A total 12 million Germans suffer from periodontitis. If the inflammation remains untreated, this could lead to tooth loss. However, it is also suspected of triggering many other diseases, like cardiopulmonary diseases. Researchers are studying the interactions, and developing compounds to combat the causative agents.
If the gums bleed when brushing one's teeth or biting into an apple, this condition could be pointing to periodontitis -an inflammatory disease of the periodontal apparatus. Bacterial plaque attacks the bones; over time, the tooth could loosen. Leaving the disease untreated could lead to tooth loss. Periodontitis, also known as periodontal disease or "shrinking gums," is also a source of disease for the entire body: If the to some extent highly aggressive bacteria make their way into the blood circulation, they could cause additional damage. Medical studies highlight the interaction between periodontal disease triggers and various diseases like cardiopulmonary disease, rheumatoid arthritis, and chronic obstructive pulmonary disease (COPD). Evidence shows that the affected patient has an elevated risk of cardiovascular constriction, as well as Alzheimer's.
According to the World Health Organization, around 60 percent of all adults suffer from gum inflammation and are in need of treatment - which is a rather high figure. In the EU project known as "TRIGGER," eleven European research institutions from nine countries are dedicated to the study of the widespread disease. They investigate the influence of periodontitis pathogens on the aforementioned diseases. The goal is to explain and prove the connections between periodontitis and other inflammatory diseases, and that effective oral hygiene and treatment of the periodontal disease can improve the status of one's general health. One particular task of the joint project was taken over by the Department of Drug Design and Target Validation of the Fraunhofer Institute for Cell Therapy and Immunology IZI: the researchers for the satellite office of the IZI in Halle/Saale aim to develop substances that can be used to treat pathogenic oral germs effectively. To support their efforts, the Halle-based team is entitled to one-tenth of the total research grant of EUR 7.8 million. The Group's expertise lies in identifying pathological mechanisms at the protein level and optimizing substances based on these insights.

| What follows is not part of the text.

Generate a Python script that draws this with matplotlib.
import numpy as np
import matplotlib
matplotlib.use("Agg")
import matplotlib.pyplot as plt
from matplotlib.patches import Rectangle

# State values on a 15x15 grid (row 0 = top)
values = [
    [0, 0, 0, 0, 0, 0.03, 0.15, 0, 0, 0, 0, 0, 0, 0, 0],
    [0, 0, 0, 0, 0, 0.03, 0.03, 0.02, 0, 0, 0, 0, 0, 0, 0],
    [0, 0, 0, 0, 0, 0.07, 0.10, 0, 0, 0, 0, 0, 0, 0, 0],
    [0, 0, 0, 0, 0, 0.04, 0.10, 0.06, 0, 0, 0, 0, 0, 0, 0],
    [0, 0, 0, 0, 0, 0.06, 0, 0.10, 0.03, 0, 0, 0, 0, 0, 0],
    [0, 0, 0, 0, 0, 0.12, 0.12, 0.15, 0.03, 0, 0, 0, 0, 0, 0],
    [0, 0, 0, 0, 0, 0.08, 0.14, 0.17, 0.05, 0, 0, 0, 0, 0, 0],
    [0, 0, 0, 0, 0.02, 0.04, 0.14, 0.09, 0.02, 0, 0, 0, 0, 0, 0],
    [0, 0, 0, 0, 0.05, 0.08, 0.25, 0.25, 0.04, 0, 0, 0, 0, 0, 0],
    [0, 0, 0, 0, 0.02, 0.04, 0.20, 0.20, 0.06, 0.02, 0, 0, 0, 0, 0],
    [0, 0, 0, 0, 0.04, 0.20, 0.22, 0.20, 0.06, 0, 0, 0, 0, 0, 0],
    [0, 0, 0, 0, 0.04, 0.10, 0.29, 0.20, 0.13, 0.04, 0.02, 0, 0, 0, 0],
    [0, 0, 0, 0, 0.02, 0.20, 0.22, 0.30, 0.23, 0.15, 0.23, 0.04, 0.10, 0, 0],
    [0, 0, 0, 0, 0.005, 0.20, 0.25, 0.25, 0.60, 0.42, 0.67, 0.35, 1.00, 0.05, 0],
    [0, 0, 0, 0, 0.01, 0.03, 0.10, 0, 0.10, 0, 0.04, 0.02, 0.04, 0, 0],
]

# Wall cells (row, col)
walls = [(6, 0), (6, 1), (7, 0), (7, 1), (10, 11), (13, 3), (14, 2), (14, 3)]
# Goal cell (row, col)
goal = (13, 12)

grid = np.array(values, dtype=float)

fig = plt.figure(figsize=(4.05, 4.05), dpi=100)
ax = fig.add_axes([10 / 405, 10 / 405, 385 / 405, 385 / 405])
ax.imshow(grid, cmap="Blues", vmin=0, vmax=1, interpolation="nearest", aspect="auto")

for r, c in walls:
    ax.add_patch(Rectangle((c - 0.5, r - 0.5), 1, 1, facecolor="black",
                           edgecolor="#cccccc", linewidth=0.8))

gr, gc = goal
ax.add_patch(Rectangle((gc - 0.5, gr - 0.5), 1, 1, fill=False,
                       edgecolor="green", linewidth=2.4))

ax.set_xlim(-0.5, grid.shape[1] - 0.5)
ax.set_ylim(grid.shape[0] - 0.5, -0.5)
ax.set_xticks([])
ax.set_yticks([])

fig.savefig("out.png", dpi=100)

"We are searching for the active ingredients to battle the highly toxic bacteria known as Porphyromonas gingivalis. This aggressive lead pathogen resides in the gingival pockets of the gums. It is responsible for gingivitis - the gum disease of the mouth that can lead to the development of periodontitis," explains Dr. Hans-Ulrich Demuth, head and initiator of the project group in Halle. The expert in proteins headed up an "active ingredient research" work group for a long time at the Martin-Luther-Universität Halle, and later at the Leibnitz Institute for Natural Substances Research in Jena. During his tenure as managing director of Probiodrug AG, the biotechnology company, his team designed a treatment plan for age-related diabetes that is currently on the market today.

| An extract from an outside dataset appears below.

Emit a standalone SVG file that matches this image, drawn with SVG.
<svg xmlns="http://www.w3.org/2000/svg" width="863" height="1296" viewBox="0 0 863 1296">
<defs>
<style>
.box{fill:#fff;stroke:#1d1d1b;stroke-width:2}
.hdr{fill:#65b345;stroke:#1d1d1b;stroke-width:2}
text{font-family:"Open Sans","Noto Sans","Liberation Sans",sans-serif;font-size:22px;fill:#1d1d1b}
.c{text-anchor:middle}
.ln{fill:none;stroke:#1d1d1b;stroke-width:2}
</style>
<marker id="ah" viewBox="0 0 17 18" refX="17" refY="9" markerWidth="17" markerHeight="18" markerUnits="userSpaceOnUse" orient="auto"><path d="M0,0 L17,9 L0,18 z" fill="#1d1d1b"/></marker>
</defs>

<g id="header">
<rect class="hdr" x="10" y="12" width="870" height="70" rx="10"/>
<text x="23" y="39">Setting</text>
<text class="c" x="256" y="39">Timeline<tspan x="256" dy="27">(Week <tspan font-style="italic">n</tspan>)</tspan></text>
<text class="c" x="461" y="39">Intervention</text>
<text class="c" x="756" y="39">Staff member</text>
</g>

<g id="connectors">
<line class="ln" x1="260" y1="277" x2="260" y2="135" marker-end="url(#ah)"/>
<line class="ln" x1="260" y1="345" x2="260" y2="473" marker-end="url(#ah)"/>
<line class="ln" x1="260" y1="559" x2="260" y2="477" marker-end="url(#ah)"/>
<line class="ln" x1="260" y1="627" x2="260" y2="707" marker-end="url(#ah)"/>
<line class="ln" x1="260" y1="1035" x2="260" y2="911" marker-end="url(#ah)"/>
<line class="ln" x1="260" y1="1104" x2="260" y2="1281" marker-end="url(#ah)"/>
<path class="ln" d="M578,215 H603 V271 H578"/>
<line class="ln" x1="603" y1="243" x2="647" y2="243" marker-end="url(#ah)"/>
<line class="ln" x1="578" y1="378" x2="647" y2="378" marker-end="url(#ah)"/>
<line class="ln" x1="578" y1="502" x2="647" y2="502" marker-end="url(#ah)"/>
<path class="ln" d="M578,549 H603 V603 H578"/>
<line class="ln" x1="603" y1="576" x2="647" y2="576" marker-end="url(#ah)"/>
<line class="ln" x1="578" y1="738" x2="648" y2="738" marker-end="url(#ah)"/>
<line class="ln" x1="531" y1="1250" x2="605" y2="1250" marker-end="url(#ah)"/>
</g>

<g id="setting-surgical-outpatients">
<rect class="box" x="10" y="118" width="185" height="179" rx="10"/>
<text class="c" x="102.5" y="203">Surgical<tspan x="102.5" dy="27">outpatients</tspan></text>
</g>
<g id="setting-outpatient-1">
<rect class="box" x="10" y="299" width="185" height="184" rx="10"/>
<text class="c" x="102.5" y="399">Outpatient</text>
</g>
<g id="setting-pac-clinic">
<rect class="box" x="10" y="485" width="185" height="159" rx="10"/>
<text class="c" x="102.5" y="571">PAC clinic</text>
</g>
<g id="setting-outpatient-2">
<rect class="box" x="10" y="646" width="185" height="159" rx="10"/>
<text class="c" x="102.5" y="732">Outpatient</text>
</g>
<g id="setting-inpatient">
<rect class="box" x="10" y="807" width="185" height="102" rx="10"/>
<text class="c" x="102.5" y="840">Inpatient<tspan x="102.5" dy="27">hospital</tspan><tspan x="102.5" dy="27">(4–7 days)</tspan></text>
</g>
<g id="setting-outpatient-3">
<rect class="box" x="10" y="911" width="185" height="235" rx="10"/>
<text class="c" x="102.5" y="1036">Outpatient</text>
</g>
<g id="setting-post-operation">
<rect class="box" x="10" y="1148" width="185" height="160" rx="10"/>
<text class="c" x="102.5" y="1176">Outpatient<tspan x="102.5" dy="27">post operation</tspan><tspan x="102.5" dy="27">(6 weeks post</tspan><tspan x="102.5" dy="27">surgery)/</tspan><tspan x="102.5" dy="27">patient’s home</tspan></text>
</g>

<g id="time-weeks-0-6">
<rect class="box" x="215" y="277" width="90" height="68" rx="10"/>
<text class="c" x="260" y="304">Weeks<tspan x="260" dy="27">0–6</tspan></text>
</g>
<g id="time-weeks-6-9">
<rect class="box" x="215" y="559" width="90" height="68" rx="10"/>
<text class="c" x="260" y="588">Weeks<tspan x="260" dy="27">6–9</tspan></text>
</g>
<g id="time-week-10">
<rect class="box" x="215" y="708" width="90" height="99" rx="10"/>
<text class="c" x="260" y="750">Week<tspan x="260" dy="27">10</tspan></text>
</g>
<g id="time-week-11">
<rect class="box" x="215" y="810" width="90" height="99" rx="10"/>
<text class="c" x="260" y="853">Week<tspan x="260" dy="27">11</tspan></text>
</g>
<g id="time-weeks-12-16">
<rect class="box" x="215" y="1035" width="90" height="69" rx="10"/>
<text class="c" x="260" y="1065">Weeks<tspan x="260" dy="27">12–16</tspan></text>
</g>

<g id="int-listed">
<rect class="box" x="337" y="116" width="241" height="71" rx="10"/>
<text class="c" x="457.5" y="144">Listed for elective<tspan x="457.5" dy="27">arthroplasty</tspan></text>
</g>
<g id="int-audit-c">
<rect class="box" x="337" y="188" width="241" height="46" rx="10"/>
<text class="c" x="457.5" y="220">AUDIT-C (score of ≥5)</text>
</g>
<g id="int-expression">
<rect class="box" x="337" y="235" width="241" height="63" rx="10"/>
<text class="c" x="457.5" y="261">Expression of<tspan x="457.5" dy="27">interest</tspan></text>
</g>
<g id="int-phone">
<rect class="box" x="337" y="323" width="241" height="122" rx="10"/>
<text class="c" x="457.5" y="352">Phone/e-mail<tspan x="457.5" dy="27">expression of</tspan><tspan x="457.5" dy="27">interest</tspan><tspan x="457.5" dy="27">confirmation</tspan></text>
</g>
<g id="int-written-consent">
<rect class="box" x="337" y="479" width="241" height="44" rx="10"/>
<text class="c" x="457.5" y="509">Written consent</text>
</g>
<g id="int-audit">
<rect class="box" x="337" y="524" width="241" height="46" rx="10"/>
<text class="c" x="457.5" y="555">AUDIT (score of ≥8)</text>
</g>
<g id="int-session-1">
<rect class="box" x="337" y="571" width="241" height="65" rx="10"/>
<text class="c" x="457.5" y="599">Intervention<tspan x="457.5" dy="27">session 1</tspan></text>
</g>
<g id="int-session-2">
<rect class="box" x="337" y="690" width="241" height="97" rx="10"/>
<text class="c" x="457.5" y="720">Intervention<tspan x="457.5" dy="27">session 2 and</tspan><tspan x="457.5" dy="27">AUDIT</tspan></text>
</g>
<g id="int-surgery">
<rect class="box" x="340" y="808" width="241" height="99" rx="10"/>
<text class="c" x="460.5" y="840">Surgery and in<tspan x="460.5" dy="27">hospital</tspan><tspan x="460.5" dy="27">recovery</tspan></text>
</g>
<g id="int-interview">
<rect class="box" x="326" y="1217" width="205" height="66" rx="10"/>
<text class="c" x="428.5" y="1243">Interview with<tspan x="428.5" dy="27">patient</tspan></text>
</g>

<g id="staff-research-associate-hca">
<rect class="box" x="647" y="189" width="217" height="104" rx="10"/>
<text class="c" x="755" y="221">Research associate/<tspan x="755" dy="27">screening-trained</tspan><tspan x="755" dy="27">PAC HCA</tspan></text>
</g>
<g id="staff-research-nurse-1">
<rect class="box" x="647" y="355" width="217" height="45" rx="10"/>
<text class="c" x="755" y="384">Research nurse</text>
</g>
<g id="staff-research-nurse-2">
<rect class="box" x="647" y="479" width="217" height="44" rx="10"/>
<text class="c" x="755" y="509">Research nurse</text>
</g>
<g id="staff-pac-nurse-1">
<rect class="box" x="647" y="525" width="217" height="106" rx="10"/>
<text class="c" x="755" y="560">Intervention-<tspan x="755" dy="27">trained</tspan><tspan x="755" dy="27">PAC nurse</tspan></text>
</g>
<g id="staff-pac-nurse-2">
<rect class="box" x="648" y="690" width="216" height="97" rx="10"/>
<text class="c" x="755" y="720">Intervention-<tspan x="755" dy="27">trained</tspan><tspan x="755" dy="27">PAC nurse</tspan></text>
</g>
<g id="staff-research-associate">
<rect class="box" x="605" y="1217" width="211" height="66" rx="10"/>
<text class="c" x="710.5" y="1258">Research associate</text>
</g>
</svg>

Porphyromonas gingivalis lives off of the breakdown of collagen in the oral cavity. The bacteria destroys the gum's connective tissue by activating a protein-degrading enzyme - and specifically before it is released into the oral cavity. In order to trigger this mechanism, Porphyromonas gingivalis uses a special enzyme: the bacterial glutaminylcyclase, which is involved with protein maturation. The Halle-based researchers characterized this enzyme years ago in mammals, and discovered new traits. "It plays an essential role in the immune-overreaction to disease patterns, and is involved in inflammatory diseases, such as rheumatoid arthritis, COPD, and Alzheimer's disease, for instance. There is obviously a fundamental connection between certain bacterial infections and various inflammatory diseases that has yet to be explained. We presume that human glutaminyl-cyclase, for instance, forms a variant of the amyloid-beta peptide in Alzheimer's patients that is especially deleterious to nerve cells. A treatment principle based on this to combat Alzheimer's meanwhile is in clinical trials. With gingivitis, the blocking of the bacterial key enzyme could cause starvation of the Porphyromonas gingivalis pathogen," explains Professor Demuth. The biochemist and his team are therefore searching for an inhibitor substance that minimizes the enzyme's action.
The Halle-based group has already seen initial successes. From a package of 20 substances, they could filter out a few highly effective substances, which have inhibited growth of the germ Porphyromonas gingivalis in the cell culture model by 95 percent. Animal-based experiments commence next. Yet before a compound against periodontal disease hits the markets, a series of measures must transpire first. The first manner of business is optimizing the substances before they can be put to clinical trials, in which form and quantity the active ingredient can be administered. "This is a protracted process. But in order to combat periodontitis, an adequately good oral hygiene by itself is not enough. Here, one additionally must resort to medicinal interventions and thus also prevent Porphyromonas gingivalis from triggering other inflammatory diseases," Demuth states.